▼▼▼

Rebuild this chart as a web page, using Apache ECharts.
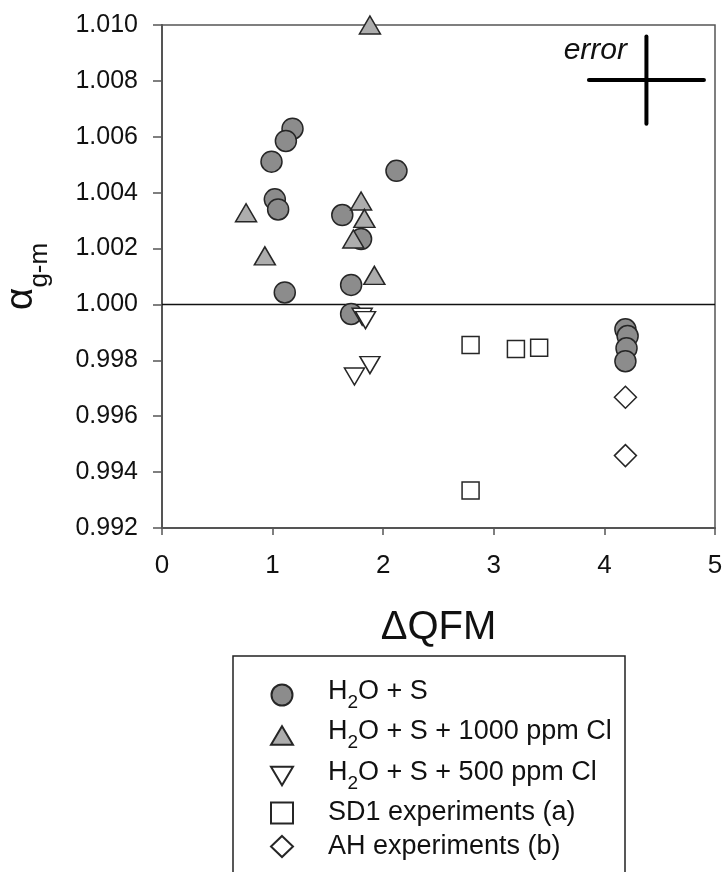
<!DOCTYPE html>
<html>
<head>
<meta charset="utf-8">
<script src="https://cdn.jsdelivr.net/npm/echarts@6/dist/echarts.min.js"></script>
<style>
html,body{margin:0;padding:0;background:#fff;}
#chart{width:722px;height:872px;}
</style>
</head>
<body>
<div id="chart"></div>
<script>
// ---- data ----
const xTicks = [0, 1, 2, 3, 4, 5];
const yTicks = [0.992, 0.994, 0.996, 0.998, 1.000, 1.002, 1.004, 1.006, 1.008, 1.010];

const seriesNames = ['H2O + S', 'H2O + S + 1000 ppm Cl', 'H2O + S + 500 ppm Cl', 'SD1 experiments (a)', 'AH experiments (b)'];

const circlesX = [1.18, 1.12, 0.99, 1.02, 1.05, 2.12, 1.63, 1.80, 1.71, 1.11, 1.71, 4.19, 4.21, 4.20, 4.19];
const circlesY = [1.00629, 1.00585, 1.00511, 1.00376, 1.00340, 1.00478, 1.00320, 1.00234, 1.00070, 1.00043, 0.99966, 0.99911, 0.99887, 0.99843, 0.99797];

const upTriX = [1.88, 0.76, 0.93, 1.80, 1.83, 1.73, 1.92];
const upTriY = [1.0100, 1.00328, 1.00174, 1.00370, 1.00308, 1.00234, 1.00104];

const downTriX = [1.81, 1.84, 1.74, 1.88];
const downTriY = [0.99956, 0.99944, 0.99742, 0.99783];

const squaresX = [2.79, 3.20, 3.41, 2.79];
const squaresY = [0.99855, 0.99841, 0.99845, 0.99334];

const diamondsX = [4.19, 4.19];
const diamondsY = [0.99668, 0.99459];

const refLineY = 1.000;
const errorCenter = [4.38, 1.00803];
const errorHalfX = 0.52;
const errorHalfY = 0.00156;

// ---- build ----
const zip = (xs, ys) => xs.map((x, i) => [x, ys[i]]);
const FONT = '"Liberation Sans", Arial, Helvetica, sans-serif';

const legendRich = {
  h: { fontSize: 27, fontFamily: FONT, color: '#111', verticalAlign: 'bottom', padding: [0, 0, 7, 30] },
  n: { fontSize: 27, fontFamily: FONT, color: '#111', verticalAlign: 'bottom', padding: [0, 0, 7, 0] },
  s: { fontSize: 19, fontFamily: FONT, color: '#111', verticalAlign: 'bottom' },
  p: { fontSize: 27, fontFamily: FONT, color: '#111', padding: [0, 0, 0, 30] }
};
function legendFmt(name) {
  if (name.indexOf('H2O') === 0) {
    return '{h|H}{s|2}{n|' + name.slice(2) + '}';
  }
  return '{p|' + name + '}';
}

const markerBorder = { borderColor: '#262626', borderWidth: 1.5 };

const chart = echarts.init(document.getElementById('chart'), null, { renderer: 'canvas' });
chart.setOption({
  backgroundColor: '#fff',
  animation: false,
  grid: { left: 162, right: 7, top: 25, bottom: 344, containLabel: false, outerBoundsMode: 'none', show: true, borderColor: '#555', borderWidth: 1.5, backgroundColor: 'transparent' },
  xAxis: {
    type: 'value', min: xTicks[0], max: xTicks[xTicks.length - 1], interval: 1,
    name: 'ΔQFM', nameLocation: 'middle', nameGap: 80,
    nameTextStyle: { fontSize: 40, fontFamily: FONT, color: '#111', lineHeight: 40 },
    axisLine: { show: true, onZero: false, lineStyle: { color: '#555', width: 2 } },
    axisTick: { show: true, length: 7, lineStyle: { color: '#555', width: 1.5 } },
    axisLabel: { fontSize: 26, fontFamily: FONT, color: '#111', margin: 25 },
    splitLine: { show: false }
  },
  yAxis: {
    type: 'value', min: yTicks[0], max: yTicks[yTicks.length - 1], interval: 0.002,
    name: '{a|α}{b|g-m}', nameLocation: 'middle', nameRotate: 90, nameGap: 109,
    nameTextStyle: {
      rich: {
        a: { fontSize: 39, fontFamily: FONT, color: '#111', verticalAlign: 'bottom', padding: [0, 0, 12, 0] },
        b: { fontSize: 26, fontFamily: FONT, color: '#111', verticalAlign: 'bottom' }
      }
    },
    axisLine: { show: true, onZero: false, lineStyle: { color: '#555', width: 2 } },
    axisTick: { show: true, length: 9, lineStyle: { color: '#555', width: 1.5 } },
    axisLabel: { fontSize: 25, fontFamily: FONT, color: '#111', margin: 24, formatter: v => v.toFixed(3) },
    splitLine: { show: false }
  },
  legend: {
    data: [
      { name: seriesNames[0], icon: 'circle' },
      { name: seriesNames[1], icon: 'path://M5,0 L10,8.5 L0,8.5 Z' },
      { name: seriesNames[2], icon: 'path://M0,0 L10,0 L5,8.5 Z' },
      { name: seriesNames[3], icon: 'rect' },
      { name: seriesNames[4], icon: 'diamond' }
    ],
    orient: 'vertical', left: 265, top: 673,
    itemWidth: 22, itemHeight: 21, itemGap: 6.5,
    formatter: legendFmt,
    textStyle: { fontSize: 27, fontFamily: FONT, color: '#111', rich: legendRich },
    selectedMode: false
  },
  graphic: [
    { type: 'rect', shape: { x: 233, y: 656, width: 392, height: 260 }, style: { fill: 'none', stroke: '#222', lineWidth: 1.5 }, silent: true },
    { type: 'text', x: 627, y: 51, style: { text: 'error', font: 'italic 30px ' + FONT, fill: '#111', align: 'right', verticalAlign: 'middle', textAlign: 'right', textVerticalAlign: 'middle' }, silent: true }
  ],
  series: [
    {
      name: 'ref', type: 'line', data: [[xTicks[0], refLineY], [xTicks[xTicks.length - 1], refLineY]],
      symbol: 'none', lineStyle: { color: '#111', width: 1.5 }, z: 1, silent: true
    },
    {
      name: 'errH', type: 'line', data: [[errorCenter[0] - errorHalfX, errorCenter[1]], [errorCenter[0] + errorHalfX, errorCenter[1]]],
      symbol: 'none', lineStyle: { color: '#000', width: 4, cap: 'round' }, silent: true
    },
    {
      name: 'errV', type: 'line', data: [[errorCenter[0], errorCenter[1] - errorHalfY], [errorCenter[0], errorCenter[1] + errorHalfY]],
      symbol: 'none', lineStyle: { color: '#000', width: 4, cap: 'round' }, silent: true
    },
    {
      name: seriesNames[0], type: 'scatter', data: zip(circlesX, circlesY),
      symbol: 'circle', symbolSize: 21,
      itemStyle: Object.assign({ color: '#8c8c8c', opacity: 1 }, markerBorder)
    },
    {
      name: seriesNames[1], type: 'scatter', data: zip(upTriX, upTriY),
      symbol: 'triangle', symbolSize: [21, 18],
      itemStyle: Object.assign({ color: '#adadad', opacity: 1 }, markerBorder)
    },
    {
      name: seriesNames[2], type: 'scatter', data: zip(downTriX, downTriY),
      symbol: 'triangle', symbolRotate: 180, symbolSize: [20, 17],
      itemStyle: Object.assign({ color: '#ffffff', opacity: 1 }, markerBorder)
    },
    {
      name: seriesNames[3], type: 'scatter', data: zip(squaresX, squaresY),
      symbol: 'rect', symbolSize: 17,
      itemStyle: Object.assign({ color: '#ffffff', opacity: 1 }, markerBorder)
    },
    {
      name: seriesNames[4], type: 'scatter', data: zip(diamondsX, diamondsY),
      symbol: 'diamond', symbolSize: [22, 22],
      itemStyle: Object.assign({ color: '#ffffff', opacity: 1 }, markerBorder)
    }
  ]
});
</script>
</body>
</html>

▲▲▲

• DIRECTIONS:
Starting at the first line of the material, output exactly the lines up to and including the one with "const seriesNames = ['H2O". Do not include the pictures.

• TASK OUTPUT:
Rebuild this chart as a web page, using Apache ECharts.
<!DOCTYPE html>
<html>
<head>
<meta charset="utf-8">
<script src="https://cdn.jsdelivr.net/npm/echarts@6/dist/echarts.min.js"></script>
<style>
html,body{margin:0;padding:0;background:#fff;}
#chart{width:722px;height:872px;}
</style>
</head>
<body>
<div id="chart"></div>
<script>
// ---- data ----
const xTicks = [0, 1, 2, 3, 4, 5];
const yTicks = [0.992, 0.994, 0.996, 0.998, 1.000, 1.002, 1.004, 1.006, 1.008, 1.010];

const seriesNames = ['H2O + S', 'H2O + S + 1000 ppm Cl', 'H2O + S + 500 ppm Cl', 'SD1 experiments (a)', 'AH experiments (b)'];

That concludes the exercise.